The journey to 10,000 steps every day could be as important as the destination, according to research linking walking pace with lower rates of dementia, heart disease and cancer.
Australian and Danish researchers examining health and activity data from 78,000 people found the “sweet spot” for the lowest rate of dementia, heart disease and cancer was about 9800 steps a day.
Going further than previous studies, the researchers found better health outcomes when steps were at a “purposeful” pace of about 40 or more steps per minute, compared to incidental steps such as those taken between rooms.
The biggest health impact from power walking occurred around 5000 daily steps.
But University of Sydney academic and the study’s co-lead author Matthew Ahmadi said even small amounts of power walking could be beneficial.
“Walking at a faster pace for brief periods throughout the day provided health benefits over and above total steps,” he told AAP.
“If a person cannot reach that 10,000-step mark, walking at a little bit of a faster pace for brief moments during the day may provide them with the same health benefits.”
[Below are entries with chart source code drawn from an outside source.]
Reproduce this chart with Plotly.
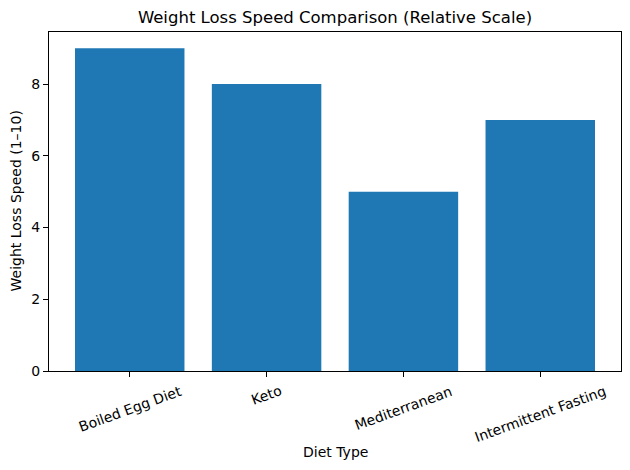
import plotly.graph_objects as go

diets = ["Boiled Egg Diet", "Keto", "Mediterranean", "Intermittent Fasting"]
speed = [9, 8, 5, 7]
y_ticks = [0, 2, 4, 6, 8]

OFF = 8  # default page body margin
W, H = 630 - OFF, 470 - OFF
L, R, T, B = 49 - OFF, 9, 32 - OFF, 470 - OFF - (371 - OFF)
PW, PH = W - L - R, H - T - B

fig = go.Figure(go.Bar(x=diets, y=speed, marker=dict(color="#1f77b4", line=dict(width=0)), width=0.8))

fig.update_layout(
    width=W, height=H,
    margin=dict(l=L, r=R, t=T, b=B, autoexpand=False),
    paper_bgcolor="white", plot_bgcolor="white",
    font=dict(family="DejaVu Sans", size=14, color="black"),
    title=dict(text="Weight Loss Speed Comparison (Relative Scale)", x=(L + PW / 2) / W, xanchor="center",
               y=1 - (17 - OFF) / H, yanchor="middle", font=dict(size=16.5)),
    showlegend=False,
)
fig.update_xaxes(
    range=[-0.59, 3.59], showticklabels=False, ticks="outside", ticklen=5, tickcolor="black",
    showline=True, linecolor="black", linewidth=1, mirror=True, showgrid=False, automargin=False,
)
fig.update_yaxes(
    range=[0, 9.45], tickvals=y_ticks, ticks="outside", ticklen=5, tickcolor="black",
    showline=True, linecolor="black", linewidth=1, mirror=True, showgrid=False, zeroline=False,
    tickfont=dict(size=14), automargin=False,
)
# rotated, centre-aligned category labels (matplotlib style)
for d in diets:
    fig.add_annotation(x=d, y=0, xref="x", yref="paper", yshift=-9, text=d, textangle=-20,
                       showarrow=False, xanchor="center", yanchor="top", font=dict(size=14))
fig.add_annotation(x=0.5, y=-(452 - 371) / PH, xref="paper", yref="paper", text="Diet Type",
                   showarrow=False, xanchor="center", yanchor="middle", font=dict(size=14))
fig.add_annotation(x=-(49 - 15) / PW, y=0.5, xref="paper", yref="paper", text="Weight Loss Speed (1–10)",
                   textangle=-90, showarrow=False, xanchor="center", yanchor="middle", font=dict(size=14))
fig.write_html("out.html")
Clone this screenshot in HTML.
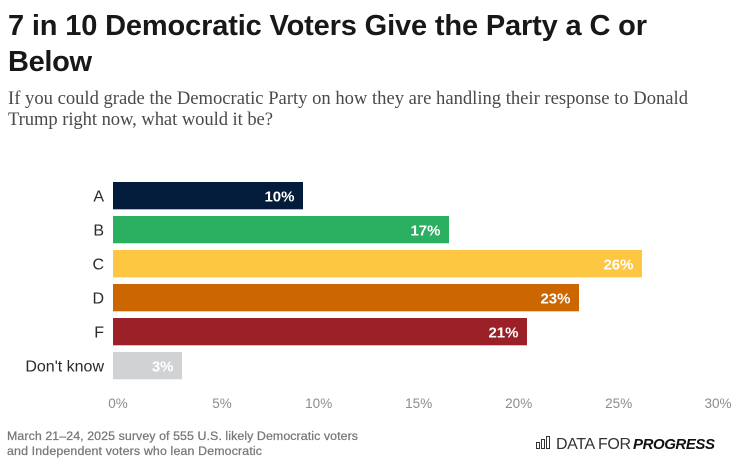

Making smaller goals may help too. Every 2000 steps lowered the risk of premature death by about eight to 11 per cent, until the 9800-mark was reached, the research found.
Similar associations were observed for heart disease and cancer incidence.
The studies, published in journals JAMA Internal Medicine and JAMA Neurology, were the largest of their kind in the world and were the first to use 24-hour monitoring using wrist-worn devices, rather than hip or waist monitors to examine the association between daily steps and the incidence of cardiovascular disease, cancer, and dementia.
That provided important evidence for the first national and WHO stepping-based guidelines, Dr Ahmadi said.
“Further, they provide new information for clinicians in prescribing physical activity targets and population awareness to maximise the health potential from our daily steps,” he said.
The study involved step data across one week from 78,500 predominantly white people from the UK and analyses of their health records seven years later.
Participants were aged between 40 and 65, with researchers acknowledging some participants may have had undiagnosed dementia and the studies’ dementia findings may not be suitable for generalising to older populations.
Further research using longer-term use of wearable devices could shed more light on the health benefits of daily stepping and stepping-pace, Dr Ahmadi said.